Since I prefer to survive, even try to thrive, in this new environment, I've decided to change my personality. I've already changed my love language. I even switched from an backwards-introvert to a social-introvert in 8th grade, because I could. Boom.
Now, its time to change my personality. I'm big on type-A around here: rigid, time-management obsessed, multi-tasking high-achiever focused on deadlines and a bit short-fused when routine is disrupted. Handsome, he's type-B all the way: lower stress level, steady, not given to fits of rage/excitement/sadness/anything. Goes with the flow. That's who I want to be. I wanna roll wit' it.
I'm not bent this way. I'm not used to not being worried with schedules.
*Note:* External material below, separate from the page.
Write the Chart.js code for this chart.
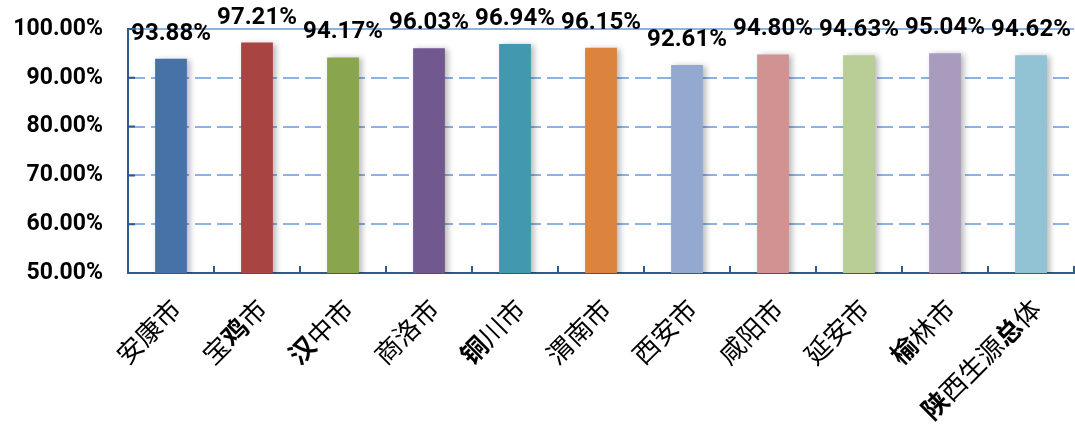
<!DOCTYPE html>
<html>
<head>
<meta charset="utf-8">
<script src="https://cdn.jsdelivr.net/npm/chart.js@4.4.1/dist/chart.umd.min.js"></script>
<style>
  html, body { margin: 0; padding: 0; background: #fff; }
  #wrap { width: 1075px; height: 430px; }
</style>
</head>
<body>
<div id="wrap"><canvas id="rateChart"></canvas></div>
<script>
const cities = ["安康市", "宝鸡市", "汉中市", "商洛市", "铜川市", "渭南市", "西安市", "咸阳市", "延安市", "榆林市", "陕西生源总体"];
const rates = [93.88, 97.21, 94.17, 96.03, 96.94, 96.15, 92.61, 94.80, 94.63, 95.04, 94.62];
const barColors = ["#4672A8", "#A84543", "#89A54E", "#71588F", "#4198AF", "#DB843D", "#93A9CF", "#D19392", "#B9CD96", "#A99BBD", "#92C3D4"];
const yMin = 50;
const yMax = 100;
const yStep = 10;
// characters the original renders in a heavier face
const boldChars = "鸡汉铜榆陕总";

const AXIS_BLUE = "#2E5A8C";
const GRID_BLUE = "#8DB3E2";
const numFont = 'Roboto, "Liberation Sans", sans-serif';
const cjkFont = '"Noto Sans CJK SC", sans-serif';

const barShadow = {
  id: "barShadow",
  beforeDatasetsDraw(chart) {
    const ctx = chart.ctx;
    ctx.save();
    ctx.shadowColor = "rgba(0, 0, 0, 0.28)";
    ctx.shadowBlur = 6;
    ctx.shadowOffsetX = 3;
    ctx.shadowOffsetY = 1;
  },
  afterDatasetsDraw(chart) {
    chart.ctx.restore();
  }
};

const valueLabels = {
  id: "valueLabels",
  afterDatasetsDraw(chart) {
    const ctx = chart.ctx;
    const meta = chart.getDatasetMeta(0);
    ctx.save();
    ctx.font = `bold 24px ${numFont}`;
    ctx.fillStyle = "#000";
    ctx.textAlign = "center";
    ctx.textBaseline = "middle";
    meta.data.forEach((bar, i) => {
      ctx.fillText(rates[i].toFixed(2) + "%", bar.x, bar.y - 25);
    });
    ctx.restore();
  }
};

const axisDecor = {
  id: "axisDecor",
  afterDraw(chart) {
    const ctx = chart.ctx;
    const area = chart.chartArea;
    const xs = chart.scales.x;
    const ys = chart.scales.y;
    ctx.save();

    // inner tick marks
    ctx.strokeStyle = AXIS_BLUE;
    ctx.lineWidth = 2;
    ctx.beginPath();
    for (let v = yMin; v <= yMax; v += yStep) {
      const y = ys.getPixelForValue(v);
      ctx.moveTo(area.left, y);
      ctx.lineTo(area.left + 7, y);
    }
    const catW = (area.right - area.left) / cities.length;
    for (let i = 1; i <= cities.length; i++) {
      const x = Math.round(area.left + catW * i);
      ctx.moveTo(x, area.bottom);
      ctx.lineTo(x, area.bottom - 7);
    }
    ctx.stroke();

    // rotated category labels
    ctx.fillStyle = "#000";
    ctx.textAlign = "right";
    ctx.textBaseline = "middle";
    cities.forEach((name, i) => {
      const x = xs.getPixelForValue(i);
      ctx.save();
      ctx.translate(x + 5, area.bottom + 31);
      ctx.rotate(-Math.PI / 4);
      let pos = 0;
      for (let k = name.length - 1; k >= 0; k--) {
        const ch = name[k];
        ctx.font = (boldChars.includes(ch) ? "bold " : "") + `26px ${cjkFont}`;
        ctx.fillText(ch, -pos, 0);
        pos += ctx.measureText(ch).width;
      }
      ctx.restore();
    });
    ctx.restore();
  }
};

new Chart(document.getElementById("rateChart"), {
  type: "bar",
  data: {
    labels: cities,
    datasets: [{
      data: rates,
      backgroundColor: barColors,
      borderWidth: 0,
      barPercentage: 0.37,
      categoryPercentage: 1
    }]
  },
  options: {
    responsive: true,
    maintainAspectRatio: false,
    animation: false,
    layout: { padding: { top: 29, right: 1, left: 0, bottom: 0 } },
    plugins: {
      legend: { display: false },
      tooltip: { enabled: false }
    },
    scales: {
      x: {
        ticks: { display: false },
        grid: { display: false },
        border: { display: true, color: AXIS_BLUE, width: 2 },
        afterFit(scale) { scale.height = 157; }
      },
      y: {
        min: yMin,
        max: yMax,
        ticks: {
          stepSize: yStep,
          color: "#000",
          padding: 25,
          font: { family: numFont, size: 23, weight: "bold" },
          callback(value) { return Number(value).toFixed(2) + "%"; }
        },
        grid: {
          color: GRID_BLUE,
          lineWidth: 2,
          drawTicks: false
        },
        border: {
          display: true,
          color: AXIS_BLUE,
          width: 2,
          dash: (ctx) => (ctx.tick && ctx.tick.value === yMax ? [] : [16, 6])
        },
        afterFit(scale) {
          scale.width = 128;
          scale.paddingTop = 0;
          scale.paddingBottom = 0;
        }
      }
    }
  },
  plugins: [barShadow, valueLabels, axisDecor]
});
</script>
</body>
</html>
Heck, I've got an app on my phone that draws charts depending on when #RG sleeps & wakes, trying to assess patterns. [spoiler alert: there is no pattern] I'm not exactly sure what this looks like. Since my baby daddy possesses several characteristics that I want to also possess, I think I'll try to do a bit what he does. If neither of us care about schedules and routine, we'll probably fall apart entirely when it comes to showing up places; I'm not going off of the B-deep-end.
But I am gonna chill.
Here's to being chill.
<3 M.
To the new chill mama. I wish you all the best. Your little girl is very adorable.